One day during that time, a carpenter friend was in Janet’s art studio complaining about not being able to find good help. Ready for a change, she said, “George, hire me!” He did, training her on the job in the basics of carpentry and so pleased with her work that he added other women to his crew. When she realized he was working without drawings or design plans and needed help communicating with clients, Janet took a community college course in architectural drafting. She combined that with knowledge from having previously studied sustainable home design—how to site a home in harmony with topography, neighboring structures, sun, and wind.

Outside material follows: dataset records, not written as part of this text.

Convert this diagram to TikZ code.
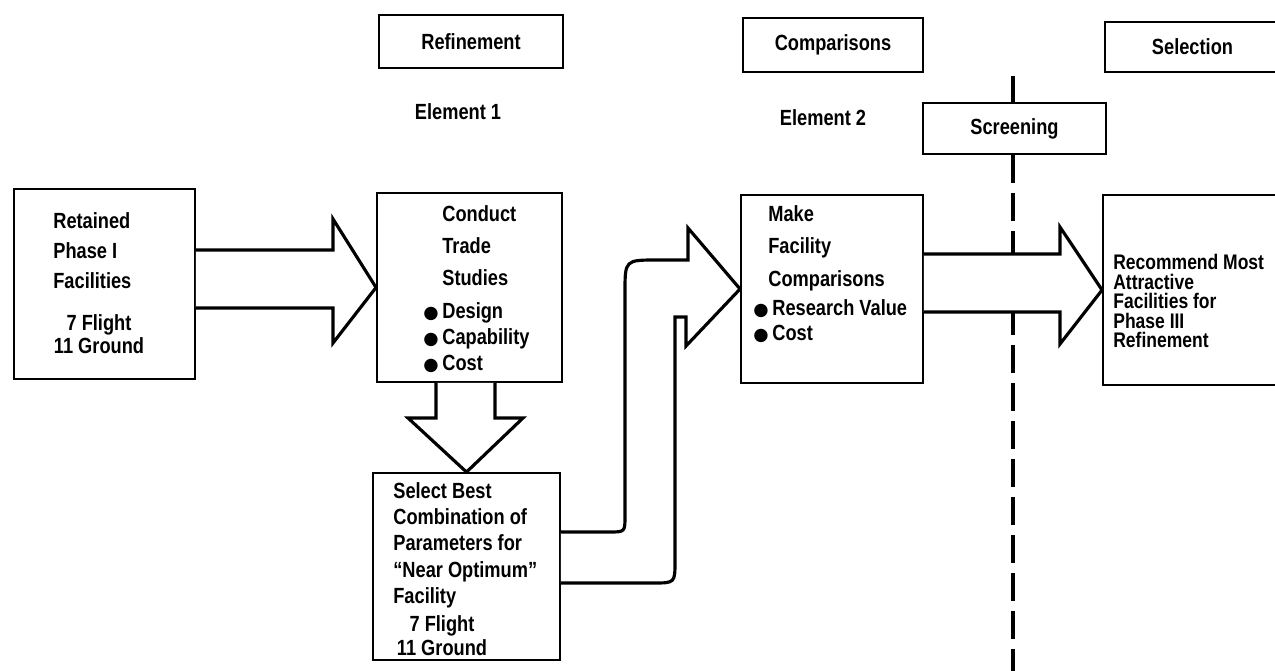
\documentclass[tikz,border=0pt]{standalone}
\usepackage{fontspec}
\setmainfont{Liberation Sans}[FakeStretch=0.83]
\newfontfamily\dotfont{DejaVu Sans}
\usetikzlibrary{calc}
\newcommand{\bul}{{\dotfont\fontsize{10}{10}\selectfont ●}\,}

\begin{document}
\begin{tikzpicture}[x=0.02cm, y=-0.02cm,
    font=\bfseries\fontsize{12.5}{15}\selectfont,
    box/.style={draw, line width=1.1pt, inner sep=0pt},
    txt/.style={anchor=north west, inner sep=0pt, align=left},
    blk/.style={draw, fill=white, line width=1.8pt, line join=miter},
    dashline/.style={line width=2.2pt, dash pattern=on 0.56cm off 0.2cm}
]
\useasboundingbox (0,0) rectangle (1275,670);
\clip (0,0) rectangle (1275,670);

\node[box, minimum width=3.68cm, minimum height=1.06cm] (refin) at (471,41.5) {Refinement};
\node[box, minimum width=3.60cm, minimum height=1.08cm] (comp) at (833,45) {Comparisons};
\node[box, minimum width=3.50cm, minimum height=1.00cm] (selc) at (1192.5,47) {Selection};
\node[box, minimum width=3.66cm, minimum height=1.02cm] (scr) at (1014.5,128.5) {Screening};
\node (el1) at (458,112) {Element 1};
\node (el2) at (823,118) {Element 2};

\node[box, minimum width=3.62cm, minimum height=3.80cm] (ret) at (104.5,284) {};
\node[box, minimum width=3.70cm, minimum height=3.78cm] (cond) at (469.5,287.5) {};
\node[box, minimum width=3.74cm, minimum height=3.74cm] (sel) at (466.5,566.5) {};
\node[box, minimum width=3.64cm, minimum height=3.76cm] (make) at (832,289) {};
\node[box, minimum width=3.94cm, minimum height=3.80cm] (rec) at (1201.5,290) {};

\node[txt, font=\bfseries\fontsize{12.5}{17.1}\selectfont] (ret-a) at (53,212) {Retained\\Phase I\\Facilities};
\node[txt, anchor=north, align=center, font=\bfseries\fontsize{12.5}{13.1}\selectfont] (ret-b) at (99,314) {7 Flight\\11 Ground};
\node[txt, font=\bfseries\fontsize{12.5}{18.2}\selectfont] (cond-a) at (442,205) {Conduct\\Trade\\Studies};
\node[txt, font=\bfseries\fontsize{12.5}{14.8}\selectfont] (cond-b) at (423,302) {\bul Design\\\bul Capability\\\bul Cost};
\node[txt, font=\bfseries\fontsize{12.5}{15}\selectfont] (sel-a) at (393,482) {Select Best\\Combination of\\Parameters for\\“Near Optimum”\\Facility};
\node[txt, anchor=north, align=center, font=\bfseries\fontsize{12.5}{13.7}\selectfont] (sel-b) at (442,615) {7 Flight\\11 Ground};
\node[txt, font=\bfseries\fontsize{12.5}{18.5}\selectfont] (make-a) at (768,205) {Make\\Facility\\Comparisons};
\node[txt, font=\bfseries\fontsize{12.5}{14.2}\selectfont] (make-b) at (753,299) {\bul Research Value\\\bul Cost};
\node[txt, font=\bfseries\fontsize{12}{11.1}\selectfont] (rec-a) at (1113,254) {Recommend Most\\Attractive\\Facilities for\\Phase III\\Refinement};

\draw[dashline] (scr.north -| 1013,0) -- (1013,76);
\draw[dashline] (scr.south -| 1013,0) -- (1013,690);

\draw[blk] (ret.east |- 0,250) -- (333,250) -- (333,219) -- (cond.west) -- (333,343) -- (333,308) -- (ret.east |- 0,308);
\draw[blk] (cond.south -| 436,0) -- (436,418) -- (408,418) -- (sel.north) -- (523,418) -- (495,418) -- (cond.south -| 495,0);
\draw[blk] (sel.east |- 0,532) -- (609,532) .. controls (625,532) .. (625,516) -- (625,292)
    .. controls (625,260) .. (657,260) -- (688,260) -- (688,228) -- (make.west)
    -- (686,346) -- (686,317) -- (675,317) -- (675,561)
    .. controls (675,583) .. (653,583) -- (sel.east |- 0,583);
\draw[blk] (make.east |- 0,254) -- (1060,254) -- (1060,227) -- (rec.west) -- (1060,344) -- (1060,312) -- (make.east |- 0,312);
\end{tikzpicture}
\end{document}
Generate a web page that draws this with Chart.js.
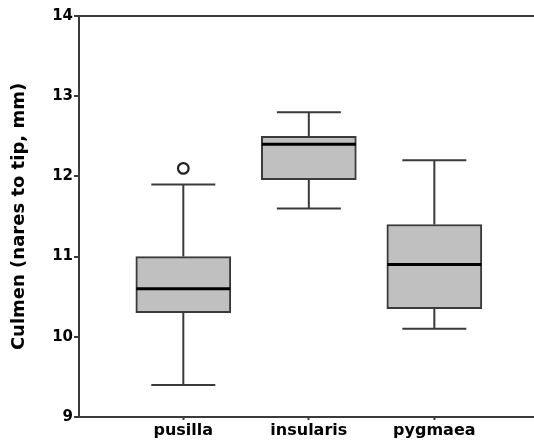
<!DOCTYPE html>
<html>
<head>
<meta charset="utf-8">
<script src="https://cdn.jsdelivr.net/npm/chart.js@4"></script>
<style>
html,body{margin:0;padding:0;background:#fff;}
#wrap{width:534px;height:443px;}
</style>
</head>
<body>
<div id="wrap"><canvas id="c" width="534" height="443"></canvas></div>
<script>
const categories = ['pusilla', 'insularis', 'pygmaea'];
const positions = [1, 2, 3];
const whiskerMin = [9.4, 11.6, 10.1];
const q1 = [10.3, 11.96, 10.35];
const median = [10.6, 12.4, 10.9];
const q3 = [11.0, 12.5, 11.4];
const whiskerMax = [11.9, 12.8, 12.2];
const outliers = [[12.1], [], []];
const yTicks = [9, 10, 11, 12, 13, 14];

const DARK = '#3a3a3a';

const boxData = positions.map((p, i) => ({x: p, y: [q1[i], q3[i]]}));

const boxPlugin = {
  id: 'boxExtras',
  beforeDatasetsDraw(chart) {
    const {ctx, scales: {x, y}} = chart;
    ctx.save();
    ctx.strokeStyle = DARK;
    ctx.lineWidth = 2;
    const capHalf = 32;
    positions.forEach((p, i) => {
      const px = x.getPixelForValue(p);
      ctx.beginPath();
      ctx.moveTo(px, y.getPixelForValue(q3[i]));
      ctx.lineTo(px, y.getPixelForValue(whiskerMax[i]));
      ctx.moveTo(px, y.getPixelForValue(q1[i]));
      ctx.lineTo(px, y.getPixelForValue(whiskerMin[i]));
      ctx.moveTo(px - capHalf, y.getPixelForValue(whiskerMax[i]));
      ctx.lineTo(px + capHalf, y.getPixelForValue(whiskerMax[i]));
      ctx.moveTo(px - capHalf, y.getPixelForValue(whiskerMin[i]));
      ctx.lineTo(px + capHalf, y.getPixelForValue(whiskerMin[i]));
      ctx.stroke();
    });
    ctx.restore();
  },
  afterDatasetsDraw(chart) {
    const {ctx, scales: {x, y}} = chart;
    ctx.save();
    const half = 47;
    positions.forEach((p, i) => {
      const px = x.getPixelForValue(p);
      const py = y.getPixelForValue(median[i]);
      ctx.strokeStyle = '#000';
      ctx.lineWidth = 3;
      ctx.beginPath();
      ctx.moveTo(px - half, py);
      ctx.lineTo(px + half, py);
      ctx.stroke();
      outliers[i].forEach(v => {
        ctx.beginPath();
        ctx.arc(px, y.getPixelForValue(v), 5.3, 0, Math.PI * 2);
        ctx.fillStyle = '#fff';
        ctx.fill();
        ctx.lineWidth = 2.2;
        ctx.strokeStyle = '#222';
        ctx.stroke();
      });
    });
    ctx.restore();
  }
};

new Chart(document.getElementById('c'), {
  type: 'bar',
  data: {
    datasets: [{
      data: boxData,
      backgroundColor: '#c0c0c0',
      borderColor: DARK,
      borderWidth: 2,
      borderSkipped: false,
      barThickness: 95
    }]
  },
  options: {
    responsive: false,
    animation: false,
    devicePixelRatio: 1,
    layout: {padding: {top: 16, right: 0, bottom: 0, left: 0}},
    plugins: {legend: {display: false}, tooltip: {enabled: false}},
    scales: {
      x: {
        type: 'linear',
        min: 0.169,
        max: 3.794,
        offset: false,
        afterBuildTicks(scale) { scale.ticks = positions.map(v => ({value: v})); },
        afterFit(scale) { scale.height = 26; },
        border: {display: true, color: DARK, width: 2},
        grid: {offset: false, drawOnChartArea: false, drawTicks: true, tickLength: 3, tickColor: DARK, tickWidth: 2},
        ticks: {
          color: '#000',
          padding: 1,
          font: {family: 'DejaVu Sans', weight: 'bold', size: 16},
          callback: (v) => categories[positions.indexOf(v)] ?? ''
        }
      },
      y: {
        type: 'linear',
        min: 9,
        max: 14,
        afterBuildTicks(scale) { scale.ticks = yTicks.map(v => ({value: v})); },
        afterFit(scale) { scale.width = 79; },
        border: {display: true, color: DARK, width: 2},
        grid: {
          drawTicks: true,
          tickLength: 5,
          tickColor: DARK,
          tickWidth: 2,
          lineWidth: 2,
          color: (c) => (c.tick && c.tick.value === 14) ? DARK : 'rgba(0,0,0,0)'
        },
        ticks: {
          color: '#000',
          padding: 1,
          font: {family: 'DejaVu Sans', weight: 'bold', size: 15}
        },
        title: {
          display: true,
          text: 'Culmen (nares to tip, mm)',
          color: '#000',
          font: {family: 'DejaVu Sans', weight: 'bold', size: 18},
          padding: {top: 9, bottom: 0}
        }
      }
    }
  },
  plugins: [boxPlugin]
});
</script>
</body>
</html>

“‘Let’s learn to surf,’ said the horse, Little Beau.” —Adventure at Sea by Diane Bairstow, illustrated by Janet Woodman

Settling into home

Another major change took place in 1988. An East Coast friend of Janet’s moved to Moffat and bought a ranch where she planned to establish a women’s retreat center. Visiting, Janet fell in love with the San Luis Valley. She and her then-partner lived on the ranch for five years. When the ranch owner moved on, Janet bought property in the Grants and designed a small strawbale house, putting it up with help from friends and professional builders. She lived there for ten years.

When Janet and Kizzen first met, Kizzen had just started a small local newspaper she called The Crestone Eagle. “With the first couple of issues I realized she really needed a proofreader,” Janet laughs. She took on the job. Over the past 32 years her involvement with the Eagle has also included editing, writing, selling ads, making lunches, and numerous other behind-the-scenes tasks. For many years she hosted a monthly World Music program for KRZA public radio in Alamosa. For four years she was actively involved with Crestone Baca Resiliency’s Energy Group, helping make solar power more available for local residents. All of this, and of course the garden, have her deeply rooted in this place. 

“The natural beauty, a great group of friends, and the love of my partner—I just feel like I’ve arrived in heaven,” she says, “I really do.”